Mind flipping through the various known compounds, I almost missed his shoulders rounding and his mumbled, “I miss her.”
“Is there someone you want me to call? This… Rory?”
Before he could answer, my pager beeped and I grimaced at the code blue. “Sir, I’ll return shortly.”
Whatever had beckoned the shift in his mood from helicopter-happy to heartbroken, it had him obeying.
That left me to my emergency.
Once I dealt with the choking incident in a three-year-old who thought Legos looked tasty, a nasty case that led to surgery, I returned to his room and found him snoring.
Thankful for the peace even as I prayed for someone to show up with an IV of coffee, I yawned then yelped when a bag rebounded off the back of my head.
I flipped George the bird. “You can pick that up. I’m not.”
“It’s a snack!”
“Coffee is the only food group I need. Not veggie chips. How do you work this many shifts with a kid?”
A toddler, no less. With another on the way, I didn’t know if he and Millie were crazy or just overly fertile.
“It’s called high-functioning anxiety and Adderall.”
“God, I wish I could get a prescription for that.”
With both of us months away from becoming physician assistants, I got the feeling I’d be the first to croak—either fatherhood or ADHD meds had triggered George’s superpowers.
The veggie chip bag crinkled louder than the systematic beeps of the machines monitoring Mr. Valentini as he tore it open. When he chowed down on a grody piece of okra, I pulled a face.
“Who eats veggie chips at three AM anyway?”
“Wives who are terrified their husbands inherited their father’s heart disease.”
I clucked my tongue. “Your dad was sixty-eight. You’re not even thirty!”
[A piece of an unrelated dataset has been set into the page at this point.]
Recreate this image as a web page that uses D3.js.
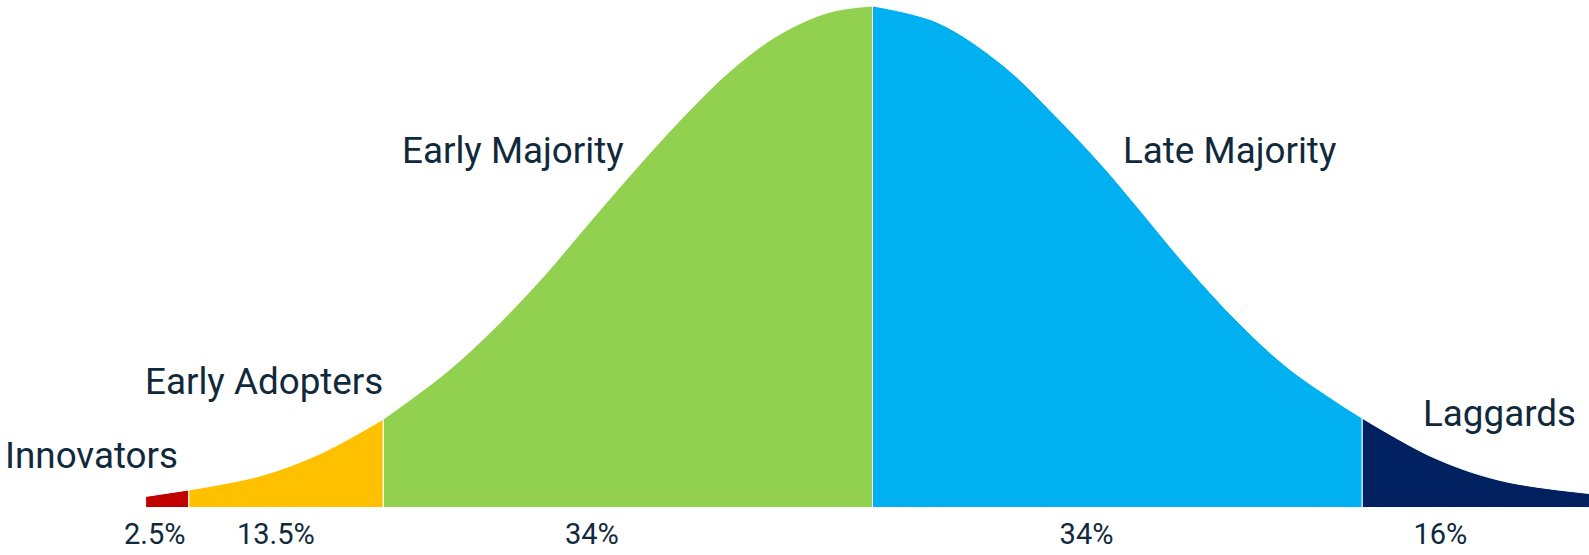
<!DOCTYPE html>
<html>
<head>
<meta charset="utf-8">
<script src="https://cdn.jsdelivr.net/npm/d3@7"></script>
<style>
  html, body { margin: 0; padding: 0; background: #ffffff; }
  svg { display: block; }
  text { font-family: Roboto, "Noto Sans", sans-serif; fill: #10293b; }
</style>
</head>
<body>
<svg id="chart" width="1589" height="555"></svg>
<script>
// Adopter categories and their share of the population
const segments = ["Innovators", "Early Adopters", "Early Majority", "Late Majority", "Laggards"];
const shares = [2.5, 13.5, 34, 34, 16];
const shareLabels = ["2.5%", "13.5%", "34%", "34%", "16%"];

// Segment edges along the adoption-time axis (standard deviations from the mean)
const edges = [-2.743, -2.58, -1.846, 0, 1.848, 2.75];

// Bell curve samples: position (std. deviations) and height (% of peak)
const curveX = [-2.743, -2.58, -2.311, -2.085, -1.846, -1.607, -1.418, -1.229, -1.104, -0.915,
                -0.726, -0.538, -0.349, -0.160, 0, 0.242, 0.492, 0.681, 0.870, 0.998,
                1.187, 1.375, 1.564, 1.753, 1.848, 2.115, 2.368, 2.703, 2.75];
const curveY = [2.2, 3.5, 6.3, 10.7, 17.6, 27.0, 36.2, 46.8, 54.6, 66.2,
                77.2, 87.0, 94.4, 98.8, 100, 96.8, 88.2, 78.6, 68.0, 60.0,
                48.0, 37.2, 28.0, 21.0, 17.8, 10.0, 5.4, 2.8, 2.6];

// Styling
const colors = ["#c00000", "#ffc000", "#92d050", "#00b0f0", "#002060"];
const W = 1589, H = 555;

const svg = d3.select("#chart");

const x = d3.scaleLinear().domain([-3, 3]).range([77.5, 1667.5]);
const y = d3.scaleLinear().domain([0, 100]).range([507.5, 6]);

const points = curveX.map((v, i) => ({ x: v, y: curveY[i] }));

const area = d3.area()
  .x(d => x(d.x))
  .y0(y(0))
  .y1(d => y(d.y))
  .curve(d3.curveCatmullRom.alpha(0.5));

const eps = 1e-6;
const segData = segments.map((name, i) => ({
  name,
  share: shares[i],
  color: colors[i],
  pts: points.filter(p => p.x >= edges[i] - eps && p.x <= edges[i + 1] + eps)
}));

const clip = svg.append("defs").append("clipPath").attr("id", "plot-clip");
clip.append("rect").attr("x", 0).attr("y", 0).attr("width", W).attr("height", H);

svg.append("g")
  .attr("clip-path", "url(#plot-clip)")
  .selectAll("path")
  .data(segData)
  .join("path")
  .attr("d", d => area(d.pts))
  .attr("fill", d => d.color)
  .attr("stroke", "#ffffff")
  .attr("stroke-width", 1)
  .attr("stroke-linejoin", "round");

// Category names
const nameLayout = [
  { x: 5, y: 468 },
  { x: 145, y: 394 },
  { x: 402, y: 163 },
  { x: 1123, y: 163 },
  { x: 1423, y: 425.5 }
];

svg.append("g")
  .selectAll("text")
  .data(segments)
  .join("text")
  .attr("x", (d, i) => nameLayout[i].x)
  .attr("y", (d, i) => nameLayout[i].y)
  .attr("font-size", 36.8)
  .text(d => d);

// Share labels under the baseline
const shareLayout = [154.7, 275.8, 591.8, 1086.5, 1440.3];

svg.append("g")
  .selectAll("text")
  .data(shareLabels)
  .join("text")
  .attr("x", (d, i) => shareLayout[i])
  .attr("y", 544)
  .attr("text-anchor", "middle")
  .attr("font-size", 29)
  .text(d => d);
</script>
</body>
</html>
“Doesn’t take her fear away. Her anxiety’s skyrocketed since she found out she’s pregnant again.” He stepped over to me. “How’s he looking?” When I showed him the chart, his brows lifted at the notes I’d jotted. “Homemade heart meds? I swear to fuck, you see it all here. I’m gonna…”
When he broke off, I turned to frown at him. “Don’t leave me hanging.”
He gulped. “…miss this.”
I froze. But the rest of the department didn’t. A piercing shriek from someone at the other end of the ER didn’t even garner my attention. “What?!”
He snagged a hold of my hand and squeezed my fingers. “Mom needs me back home and Millie said she’d like the extra help with childcare if she’s ever going to return to nursing.”
My shoulders dropped—how was I supposed to argue with that?
Grief, thick and fast, hit me.
But I was used to that.
So I sucked it in, processed it, then blew it out.